A report in The Australian Financial Review (AFR) has noted comments by Perpetual Limited (ASX: PPT) CEO, Geoff Lloyd, who said that he thought raising the compulsory superannuation contribution from 9% to 12% was not enough, and that 15% should be targeted.
His comments can be viewed from a few different angles. For the sceptically minded, it is the major players of the superannuation industry such as Perpetual, AMP Limited (ASX: AMP) and National Australia Bank Ltd. (ASX: NAB) who have the most to gain by a rise in the compulsory contribution, so of course firms such as Perpetual would call for such a move.
However with living expenses on the rise and the Australian population living longer and wanting to retire earlier, it is indeed an important consideration of just how to fund retirement and the only logical way would appear to be for retirees to save more during their working years.
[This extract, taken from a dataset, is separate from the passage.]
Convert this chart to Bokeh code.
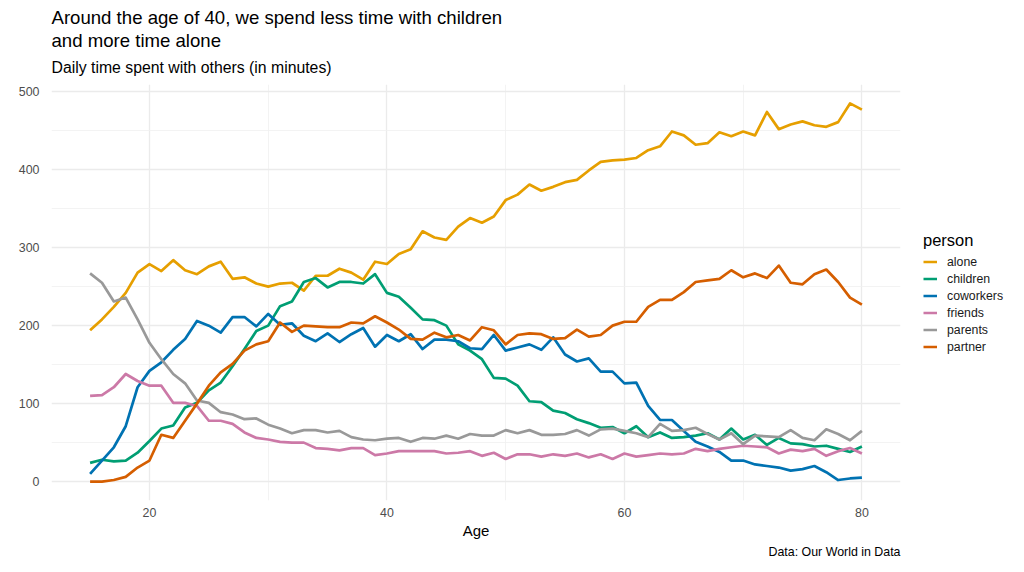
from bokeh.plotting import figure
from bokeh.models import Range1d, FixedTicker, Legend, LegendItem, Title
from bokeh.embed import file_html
from bokeh.resources import INLINE

# Daily minutes spent with each kind of company, by age (15-80)
ages = list(range(15, 81))

alone = [194, 208, 224, 242, 268, 279, 270, 284, 271, 266, 276, 282, 260, 262, 254, 250,
         254, 255, 245, 264, 264, 273, 268, 259, 282, 279, 292, 298, 321, 313, 310, 327,
         338, 332, 340, 361, 368, 381, 373, 378, 384, 387, 399, 410, 412, 413, 415, 425,
         430, 449, 444, 432, 434, 448, 443, 449, 444, 474, 452, 458, 462, 457, 455, 461,
         485, 477]

children = [24, 28, 26, 27, 37, 52, 68, 72, 95, 101, 117, 127, 148, 170, 193, 200,
            225, 231, 256, 261, 249, 256, 256, 254, 266, 242, 237, 223, 208, 207, 200, 176,
            168, 157, 133, 132, 123, 103, 102, 91, 88, 80, 75, 69, 70, 62, 71, 57,
            63, 56, 57, 59, 62, 54, 68, 54, 60, 47, 56, 49, 48, 45, 46, 42,
            38, 45]

coworkers = [10, 27, 44, 71, 121, 142, 153, 169, 183, 206, 200, 191, 211, 211, 199, 215,
             201, 203, 187, 180, 190, 179, 189, 197, 173, 188, 180, 189, 170, 182, 182, 180,
             171, 170, 188, 168, 172, 176, 169, 185, 163, 154, 158, 141, 141, 126, 127, 97,
             79, 79, 65, 51, 45, 38, 27, 27, 22, 20, 18, 14, 16, 20, 12, 2,
             4, 5]

friends = [110, 111, 121, 138, 129, 123, 123, 101, 101, 97, 78, 78, 74, 63, 56, 54,
           51, 50, 50, 43, 42, 40, 43, 43, 34, 36, 39, 39, 39, 39, 36, 37,
           39, 33, 37, 29, 35, 35, 32, 35, 33, 36, 31, 35, 29, 36, 32, 34,
           36, 35, 36, 42, 39, 42, 44, 46, 45, 44, 36, 41, 39, 42, 33, 39,
           43, 36]

parents = [267, 255, 231, 236, 208, 178, 157, 138, 126, 104, 101, 89, 86, 80, 81, 73,
           68, 62, 66, 66, 63, 65, 57, 54, 53, 55, 56, 51, 56, 55, 59, 55,
           61, 59, 59, 66, 62, 66, 60, 60, 61, 66, 59, 67, 68, 65, 62, 57,
           74, 65, 66, 69, 61, 54, 62, 48, 59, 58, 57, 66, 56, 53, 67, 61,
           53, 65]

partner = [0, 0, 2, 6, 18, 27, 60, 56, 78, 100, 123, 140, 151, 168, 176, 180,
           204, 192, 200, 199, 198, 198, 204, 203, 212, 204, 195, 183, 182, 191, 185, 188,
           181, 198, 194, 176, 188, 190, 189, 183, 184, 195, 186, 188, 200, 205, 205, 224,
           233, 233, 243, 256, 258, 260, 271, 262, 267, 261, 277, 255, 253, 266, 272, 256,
           236, 227]

persons = ["alone", "children", "coworkers", "friends", "parents", "partner"]
series = [alone, children, coworkers, friends, parents, partner]
colors = ["#E69F00", "#009E73", "#0072B2", "#CC79A7", "#999999", "#D55E00"]

x_ticks = [20, 40, 60, 80]
x_minor = [10, 30, 50, 70]
y_ticks = [0, 100, 200, 300, 400, 500]
y_minor = [50, 150, 250, 350, 450]

FONT = "Liberation Sans"

p = figure(frame_width=849, frame_height=416, output_backend="svg", toolbar_location=None,
           title=None,
           x_range=Range1d(11.75, 83.25), y_range=Range1d(-24.25, 509.25),
           min_border_left=51, min_border_right=124,
           min_border_top=84, min_border_bottom=72)
p.outline_line_color = None
p.background_fill_color = "white"
p.border_fill_color = "white"

renderers = []
for name, vals, col in zip(persons, series, colors):
    r = p.line(ages, vals, line_color=col, line_width=2.7, line_join="round")
    renderers.append(r)

# grid: light major lines, fainter minor lines
p.xaxis.ticker = FixedTicker(ticks=x_ticks, minor_ticks=x_minor)
p.yaxis.ticker = FixedTicker(ticks=y_ticks, minor_ticks=y_minor)
for g in (p.xgrid, p.ygrid):
    g.grid_line_color = "#EBEBEB"
    g.grid_line_width = 1.3
    g.minor_grid_line_color = "#F0F0F0"
    g.minor_grid_line_width = 0.8

for ax in (p.xaxis, p.yaxis):
    ax.axis_line_color = None
    ax.major_tick_line_color = None
    ax.minor_tick_line_color = None
    ax.major_label_text_font = FONT
    ax.major_label_text_font_size = "12.4px"
    ax.major_label_text_color = "#4D4D4D"

p.yaxis.major_label_standoff = 6
p.xaxis.major_label_standoff = 1
p.xaxis.axis_label = "Age"
p.xaxis.axis_label_text_font = FONT
p.xaxis.axis_label_text_font_size = "15px"
p.xaxis.axis_label_text_font_style = "normal"
p.xaxis.axis_label_text_color = "#000000"
p.xaxis.axis_label_standoff = 2

legend = Legend(
    items=[LegendItem(label=n, renderers=[r]) for n, r in zip(persons, renderers)],
    title="person", location="center_left",
    title_text_font=FONT, title_text_font_size="16.5px", title_text_color="#000000",
    title_text_font_style="normal", title_standoff=5,
    label_text_font=FONT, label_text_font_size="12.3px", label_text_color="#1A1A1A",
    glyph_width=14, glyph_height=14, label_height=14, label_standoff=10, spacing=3,
    border_line_color=None, background_fill_alpha=0, margin=23, padding=10,
)
p.add_layout(legend, "right")

sub = Title(text="Daily time spent with others (in minutes)", align="left",
            text_font=FONT, text_font_size="15.8px", text_font_style="normal",
            text_color="#000000", standoff=17)
head = Title(text="Around the age of 40, we spend less time with children\nand more time alone",
             align="left",
             text_font=FONT, text_font_size="18.6px", text_font_style="normal",
             text_color="#000000", text_line_height=1.08, standoff=0)
try:
    head.standoff = -5
except Exception:
    head.standoff = 0
p.add_layout(sub, "above")
p.add_layout(head, "above")

cap = Title(text="Data: Our World in Data", align="right",
            text_font=FONT, text_font_size="12.4px", text_font_style="normal",
            text_color="#000000", standoff=3)
p.add_layout(cap, "below")

open("out.html", "w").write(file_html(p, INLINE))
Given the move to 12% isn't expected to arrive until 2021 and a 15% target is merely speculation, investors really need to act independently of the regulators and consider upping their voluntary savings. With most studies showing a significant and growing retirement savings gap it will be the pro-active savers who spend less during their working years and funnel more of their salary into long-term investments such as superannuation that will be best positioned to enjoy a comfortable retirement. As they will be able to start drawing down income from both superannuation and private investments.
Foolish takeaway
While superannuation regulations force workers to build a base-case safety net, most retirees will require much more than the 9% compulsory minimum contribution will provide. With stock markets having proven over history to be a good vehicle for generating long-term capital gains and income, workers could do worse than reducing their discretionary income in their younger years and using the stock market to grow their savings for a more comfortable retirement.